The War We Find Ourselves Engaged in These Days...
Having performed for the people of Japan and spent time among them it is hard to think that some 73 years ago we went to war with this mannerly, courteous, soft-spoken, gentle people. Though our cultures are vastly different, the similarities between our two races are many.
The Japanese have strong familial ties, love and dote on their children, live in a democratic society, are ambitious and work hard. They take great pride in their Islands and are fiercely protective of their territory.
The Japanese are a people of great tenacity and determination. Since the middle 40s they have turned a totally defeated and decimated Imperially ruled country into a modern, state-of-the-art, aggressive and innovative democracy, a friend and ally of the USA.
The Germans were formidable foes in the Second World War, smart, aggressive and courageous. Adolph Hitler was a skillful speaker and a master manipulator and exploited the natural aggressiveness of the German people by providing a focal point for their national fiscal and social frustration. In his evil brilliance, he rewarded the true believers, empowered them and through them forced his will on a population that realized what was happening to them too late to do anything about it.
The war with Germany was long, bloody and devastating for them, but yet again, the Germanic tenacity and pride took over after the war and built the nation into an industrial powerhouse and the most stable economy on the European continent.
Most of us have forgotten, and I think some are even unaware, that Italy was an ally of Germany in the Second World War.
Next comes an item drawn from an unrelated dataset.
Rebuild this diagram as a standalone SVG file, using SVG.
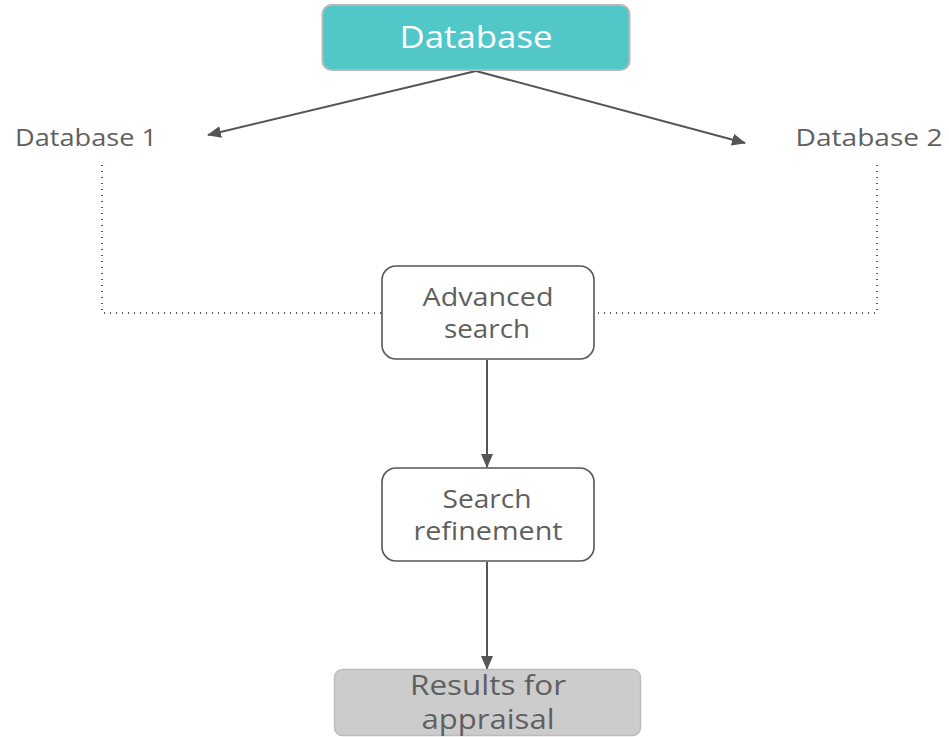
<svg xmlns="http://www.w3.org/2000/svg" width="949" height="737" viewBox="0 0 949 737">
<style>
text{font-family:"Open Sans","Noto Sans","Liberation Sans",sans-serif;fill:#5f5f5f;text-anchor:middle}
.box{fill:#fff;stroke:#555;stroke-width:1.6}
.edge{stroke:#555;stroke-width:2;fill:none}
.dot{stroke:#555;stroke-width:2;stroke-dasharray:1 5;fill:none}
</style>
<defs>
<marker id="ah" viewBox="0 0 14 12" refX="13" refY="6" markerWidth="14" markerHeight="12" markerUnits="userSpaceOnUse" orient="auto">
<path d="M0,0 L14,6 L0,12 z" fill="#555"/>
</marker>
</defs>
<g id="connectors">
<line class="edge" x1="476" y1="71" x2="208" y2="135" marker-end="url(#ah)"/>
<line class="edge" x1="476" y1="71" x2="745" y2="143" marker-end="url(#ah)"/>
<polyline class="dot" points="102,165 102,313 381,313"/>
<polyline class="dot" points="877,165 877,313 597,313"/>
<line class="edge" x1="487" y1="360" x2="487" y2="467" marker-end="url(#ah)"/>
<line class="edge" x1="487" y1="562" x2="487" y2="669" marker-end="url(#ah)"/>
</g>
<g id="database">
<rect x="322.5" y="5" width="307" height="65" rx="9" fill="#52c7c7" stroke="#b8b8b8" stroke-width="2"/>
<text x="476" y="48" font-size="31" textLength="153" lengthAdjust="spacingAndGlyphs" style="fill:#fff">Database</text>
</g>
<g id="database1">
<text x="86" y="146" font-size="24" textLength="142" lengthAdjust="spacingAndGlyphs">Database 1</text>
</g>
<g id="database2">
<text x="869" y="146" font-size="24" textLength="147" lengthAdjust="spacingAndGlyphs">Database 2</text>
</g>
<g id="advanced-search">
<rect class="box" x="382" y="266" width="212" height="93" rx="14"/>
<text x="488" y="306" font-size="25" textLength="131" lengthAdjust="spacingAndGlyphs">Advanced</text>
<text x="487" y="338" font-size="25" textLength="86" lengthAdjust="spacingAndGlyphs">search</text>
</g>
<g id="search-refinement">
<rect class="box" x="382" y="468" width="212" height="93" rx="14"/>
<text x="487" y="508" font-size="25" textLength="89" lengthAdjust="spacingAndGlyphs">Search</text>
<text x="488" y="540" font-size="25" textLength="149" lengthAdjust="spacingAndGlyphs">refinement</text>
</g>
<g id="results">
<rect x="334.5" y="669.5" width="306" height="66" rx="8" fill="#cccccc" stroke="#bbbbbb" stroke-width="1.5"/>
<text x="488" y="695" font-size="27" textLength="156" lengthAdjust="spacingAndGlyphs">Results for</text>
<text x="488" y="729" font-size="27" textLength="133" lengthAdjust="spacingAndGlyphs">appraisal</text>
</g>
</svg>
Led by a tyrant named Benito Mussolini, they entered the war against the wishes of the Italian people and were defeated before the war even got into full swing.
The Italians were so incensed with Mussolini that, when he was killed, his body was hung up in the street where people walked by and spit on it.
We all know about our War of Independence, the First World War, the Spanish American War and the other short-lived battles and skirmishes America has been involved in over the years and the Cold War with Russia, which to my opinion is still covertly going on.
In any case, the wars of the twentieth century were territorial for the most part, where the winner got all the marbles, planted their flag and occupied the lands they conquered and we basically understood our enemies.
Why we ever started interfering in the affairs of Southeast Asia and the Middle East seems, at least in retrospect, questionable. We were dealing with ancient cultures for which we had no understanding and no Rosetta Stone to decipher it.
The days of defined battlefields ended with the Second World War and America was introduced to conflict with nations who used their overwhelming numbers of troops for canon fodder, sacrificing wave after wave of human lives to achieve even small military objectives using urban warfare and human bombs.
The war we find ourselves engaged in these days is not, for the most part, territorial but ideological religious fanaticism fueled by centuries of violent indoctrination and tribal loyalties that have existed since biblical times.
There is so much about our enemy we don't understand, but one all-important fact we must understand.
There will be no truce or armistice in this fight, there will be no cessation of hostilities no matter what kind of pie-in-the-sky treaties and agreements desperate Western diplomats are able to get the enemy to sign.
The Obama-Kerry initiatives, while noble in outward appearances, will not deter Iran's efforts to develop a nuclear device, but enable them to do so. As sanctions are lifted and Iran gets its fiscal house in order, it will be business as usual - deadly business.
Is there anybody gullible enough to believe otherwise?
Our President and Secretary of State seem to think so.
Wonder if they've bothered to ask Israel how they feel about it. Now, Israel really does understand the enemy.
What do you think?
Pray for our troops and the peace of Jerusalem.